New Scientist reported that scientists at the University of Maryland at College Park have managed to clock a floating piece of graphene at an astounding rate of 60 million rpm, far faster than any other macroscopic object yet measured. Scientists believe this is only a fraction of its possible top speed, given the strength of the material.

To set the spinning speed record, scientist Bruce Kane took charged few-layer flakes of graphene only a micrometer wide, and sprayed them into a vacuum chamber, where they were trapped in mid-air by electric fields. According to New Scientist:

Kane then set them spinning using a light beam that is circularly polarized, meaning it passes its [angular] momentum to objects in its path. As a result, the flakes started spinning at 60 million rotations per minute, faster than any other macroscopic object.

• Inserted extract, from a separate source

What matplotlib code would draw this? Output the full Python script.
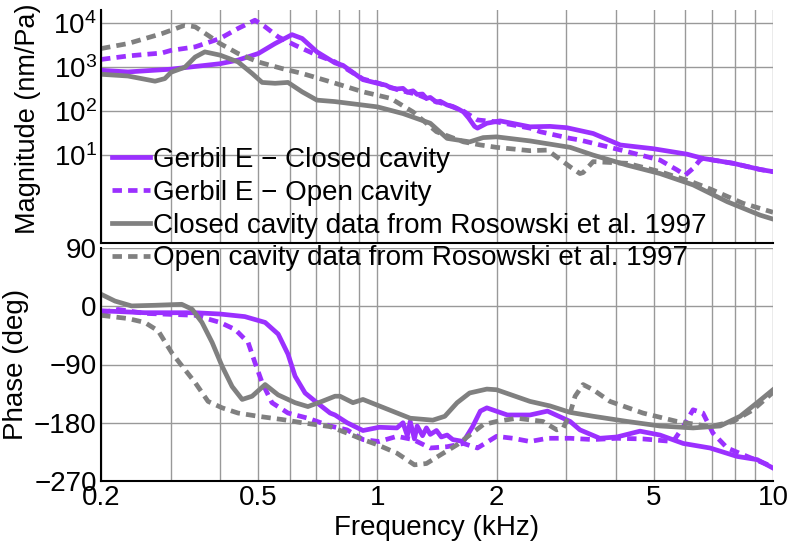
import numpy as np
import matplotlib
matplotlib.use("Agg")
import matplotlib.pyplot as plt
from matplotlib.ticker import FixedLocator, NullLocator, LogFormatterSciNotation, NullFormatter

plt.rcParams['font.family'] = ['Liberation Sans', 'DejaVu Sans']
plt.rcParams['mathtext.default'] = 'regular'

# ---- magnitude (nm/Pa) ----
f_mag_ce = [0.2, 0.234, 0.30, 0.40, 0.444, 0.50, 0.551, 0.608, 0.645, 0.703, 0.781, 0.818, 0.919, 1.0,
            1.05, 1.08, 1.12, 1.16, 1.19, 1.23, 1.26, 1.30, 1.33, 1.36, 1.41, 1.44, 1.50, 1.55, 1.60, 1.65,
            1.70, 1.76, 1.79, 1.89, 2.04, 2.43, 2.73, 3.01, 3.51, 4.11, 4.97, 6.06, 6.65, 7.93, 9.28, 10.0]
mag_ce = [850, 780, 900, 1200, 1450, 2050, 3450, 5500, 4500, 2230, 1250, 1100, 520, 430,
          390, 340, 320, 330, 270, 290, 240, 245, 195, 205, 160, 168, 138, 128, 112, 96,
          70, 45, 41, 53, 60, 44, 45, 42, 31, 17, 14, 10.5, 8.4, 6.5, 4.7, 4.2]

f_mag_oe = [0.2, 0.234, 0.258, 0.285, 0.30, 0.346, 0.40, 0.444, 0.490, 0.520, 0.561, 0.619, 0.703, 0.781,
            0.919, 1.0, 1.12, 1.26, 1.36, 1.50, 1.65, 1.79, 2.0, 2.43, 2.58, 3.07, 3.25, 4.2, 5.18, 5.72,
            6.0, 6.28, 6.54, 6.65, 7.93, 9.28, 10.0]
mag_oe = [1500, 1800, 1950, 2100, 2400, 2900, 4500, 7600, 11700, 8300, 4900, 3160, 1880, 1320,
          540, 440, 310, 240, 180, 140, 100, 63, 57, 41, 34, 24, 22, 12.5, 7.7, 4.6,
          3.5, 5.0, 7.7, 8.4, 6.5, 4.7, 4.2]

f_mag_cr = [0.2, 0.234, 0.274, 0.290, 0.301, 0.326, 0.346, 0.366, 0.40, 0.444, 0.482, 0.511, 0.551, 0.594,
            0.645, 0.703, 0.78, 1.0, 1.16, 1.36, 1.50, 1.71, 1.85, 2.0, 2.43, 3.07, 3.51, 4.28, 5.18,
            6.28, 7.66, 9.28, 10.0]
mag_cr = [690, 630, 480, 550, 770, 1000, 1700, 2230, 1880, 1320, 720, 450, 430, 450,
          275, 178, 165, 125, 88, 53, 24, 20, 25, 26, 21, 15, 10, 5.9, 3.8,
          2.1, 0.87, 0.43, 0.35]

f_mag_or = [0.2, 0.234, 0.285, 0.326, 0.346, 0.373, 0.40, 0.444, 0.499, 0.574, 0.645, 0.77, 0.919, 1.08,
            1.23, 1.41, 1.65, 1.82, 2.0, 2.43, 2.69, 3.07, 3.25, 3.31, 3.51, 4.28, 5.18, 6.28, 6.93,
            8.40, 10.0]
mag_or = [2650, 3450, 5800, 9000, 8300, 5300, 3450, 2050, 1320, 930, 720, 450, 275, 195,
          96, 34, 20, 17, 15, 12.6, 13, 5.4, 3.8, 4.0, 7.1, 6.5, 4.2, 2.4, 1.7,
          0.8, 0.5]

# ---- phase (deg) ----
f_ph_ce = [0.2, 0.258, 0.346, 0.40, 0.462, 0.520, 0.561, 0.594, 0.619, 0.656, 0.703, 0.759, 0.781, 0.838,
           0.919, 1.01, 1.12, 1.16, 1.19, 1.21, 1.24, 1.26, 1.30, 1.33, 1.36, 1.41, 1.45, 1.50, 1.55,
           1.65, 1.74, 1.82, 1.89, 2.13, 2.43, 2.69, 3.07, 3.25, 3.65, 4.03, 4.61, 5.18, 5.93, 6.93,
           8.11, 9.12, 10.0]
ph_ce = [-7, -10, -10, -12, -16, -25, -43, -74, -108, -134, -149, -165, -168, -180,
         -192, -187, -188, -180, -200, -178, -205, -185, -200, -188, -198, -192, -202, -199, -206,
         -209, -186, -162, -157, -168, -168, -162, -178, -191, -204, -202, -193, -199, -212, -219,
         -232, -237, -250]

f_ph_oe = [0.2, 0.221, 0.258, 0.346, 0.40, 0.437, 0.471, 0.490, 0.511, 0.541, 0.594, 0.667, 0.759, 0.838,
           0.919, 1.01, 1.12, 1.23, 1.36, 1.50, 1.65, 1.79, 2.0, 2.20, 2.43, 2.69, 3.07, 3.51, 4.03,
           4.69, 5.59, 5.93, 6.28, 6.65, 7.05, 7.66, 8.60, 10.0]
ph_oe = [-10, -5, -11, -14, -25, -36, -56, -87, -118, -149, -165, -173, -185, -191,
         -206, -209, -201, -206, -219, -217, -212, -219, -201, -204, -209, -204, -204, -206, -204,
         -205, -209, -186, -160, -165, -196, -219, -232, -248]

f_ph_cr = [0.2, 0.217, 0.239, 0.274, 0.320, 0.340, 0.360, 0.382, 0.405, 0.429, 0.455, 0.482, 0.520, 0.561,
           0.619, 0.667, 0.724, 0.781, 0.804, 0.867, 0.919, 1.21, 1.38, 1.48, 1.59, 1.71, 1.89, 2.0,
           2.43, 2.73, 3.07, 3.51, 4.28, 5.18, 6.28, 7.35, 8.26, 9.12, 10.0]
ph_cr = [18.6, 8, 0.5, 1.5, 3, -4.7, -25, -56, -93, -124, -144, -139, -121, -137,
         -149, -155, -147, -139, -139, -149, -144, -173, -176, -170, -149, -134, -128, -129,
         -147, -154, -164, -170, -178, -185, -188, -185, -170, -149, -129]

f_ph_or = [0.2, 0.234, 0.258, 0.279, 0.302, 0.326, 0.346, 0.373, 0.405, 0.444, 0.499, 0.574, 0.645, 0.759,
           0.838, 0.919, 1.0, 1.12, 1.24, 1.33, 1.44, 1.59, 1.71, 1.85, 2.0, 2.25, 2.62, 2.84, 2.95,
           3.07, 3.16, 3.31, 3.51, 3.87, 4.69, 5.72, 6.93, 7.93, 8.91, 9.83, 10.0]
ph_or = [-14, -19, -25, -38, -72, -98, -118, -147, -157, -165, -170, -175, -180, -186,
         -196, -206, -214, -227, -245, -243, -230, -214, -199, -183, -178, -173, -178, -191, -188,
         -165, -139, -121, -129, -147, -165, -178, -186, -178, -160, -137, -133]

labels = ["Gerbil E \u2212 Closed cavity", "Gerbil E \u2212 Open cavity",
          "Closed cavity data from Rosowski et al. 1997", "Open cavity data from Rosowski et al. 1997"]

purple = '#9B30FF'
grey = '#808080'
lw = 3.4
dash = (0, (2.0, 1.3))
fs = 20

fig = plt.figure(figsize=(7.89, 5.49), dpi=100)
ax1 = fig.add_axes([101/789, 1-243/549, 672/789, 233/549])
ax2 = fig.add_axes([101/789, 1-481/549, 672/789, 233/549])

ax1.plot(f_mag_ce, mag_ce, color=purple, lw=lw)
ax1.plot(f_mag_oe, mag_oe, color=purple, lw=lw, ls=dash)
ax1.plot(f_mag_cr, mag_cr, color=grey, lw=lw)
ax1.plot(f_mag_or, mag_or, color=grey, lw=lw, ls=dash)

l1, = ax2.plot(f_ph_ce, ph_ce, color=purple, lw=lw)
l2, = ax2.plot(f_ph_oe, ph_oe, color=purple, lw=lw, ls=dash)
l3, = ax2.plot(f_ph_cr, ph_cr, color=grey, lw=lw)
l4, = ax2.plot(f_ph_or, ph_or, color=grey, lw=lw, ls=dash)

xgrid = [0.2, 0.3, 0.4, 0.5, 0.6, 0.7, 0.8, 0.9, 1, 2, 3, 4, 5, 6, 7, 8, 9, 10]
for ax in (ax1, ax2):
    ax.set_xscale('log')
    ax.set_xlim(0.2, 10)
    ax.xaxis.set_major_locator(FixedLocator([0.2, 0.5, 1, 2, 5, 10]))
    ax.xaxis.set_minor_locator(FixedLocator(xgrid))
    ax.xaxis.set_major_formatter(plt.FuncFormatter(lambda v, p: '%g' % v))
    ax.xaxis.set_minor_formatter(NullFormatter())
    ax.grid(True, which='both', axis='x', color='#999999', lw=1)
    ax.grid(True, which='major', axis='y', color='#999999', lw=1)
    ax.set_axisbelow(True)
    ax.spines['top'].set_visible(False)
    ax.spines['right'].set_visible(False)
    ax.spines['left'].set_linewidth(1.5)
    ax.spines['bottom'].set_linewidth(1.5)
    ax.tick_params(which='both', length=0, labelsize=fs, pad=3)
    ax.patch.set_alpha(0)

ax1.set_yscale('log')
ax1.set_ylim(0.1, 2e4)
ax1.yaxis.set_major_locator(FixedLocator([10, 100, 1000, 10000]))
ax1.yaxis.set_minor_locator(NullLocator())
ax1.yaxis.set_major_formatter(LogFormatterSciNotation())
ax1.tick_params(axis='x', labelbottom=False)
ax1.set_ylabel('Magnitude (nm/Pa)', fontsize=19.5)
ax1.yaxis.set_label_coords(-0.089, 0.535)

ax2.set_ylim(-270, 90)
ax2.set_yticks([90, 0, -90, -180, -270])
ax2.set_ylabel('Phase (deg)', fontsize=fs, labelpad=4)
ax2.set_xlabel('Frequency (kHz)', fontsize=fs, labelpad=3)

fig.legend([l1, l2, l3, l4], labels, loc='upper left', bbox_to_anchor=(112/789, 1-147/549),
           frameon=False, fontsize=fs, handlelength=1.35, handletextpad=0.12,
           labelspacing=0.245, borderpad=0, borderaxespad=0)

fig.savefig('out.png', dpi=100)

It is due to graphene’s amazing strength that the flakes are not pulled apart by the much higher spinning rate, Kane says. The graphene flakes are only spinning at a thousandth of their theoretical maximum rate.

Changgu Lee at the Sungkyunkwan University in Suwon, South Korea, who previously tested graphene’s strength, told New Scientist, “When spinning graphene at super-high speed, it will be stretched like pizza dough which will enable scientists to observe some interesting physics.”

In regard to this “interesting physics,” the UM groups thinks it will uncover new mechanical and electronic properties of graphene, plus suggest new approaches to graphene crystal growth, modification and manipulation, especially when the graphene when it is not attached to any supporting substrate.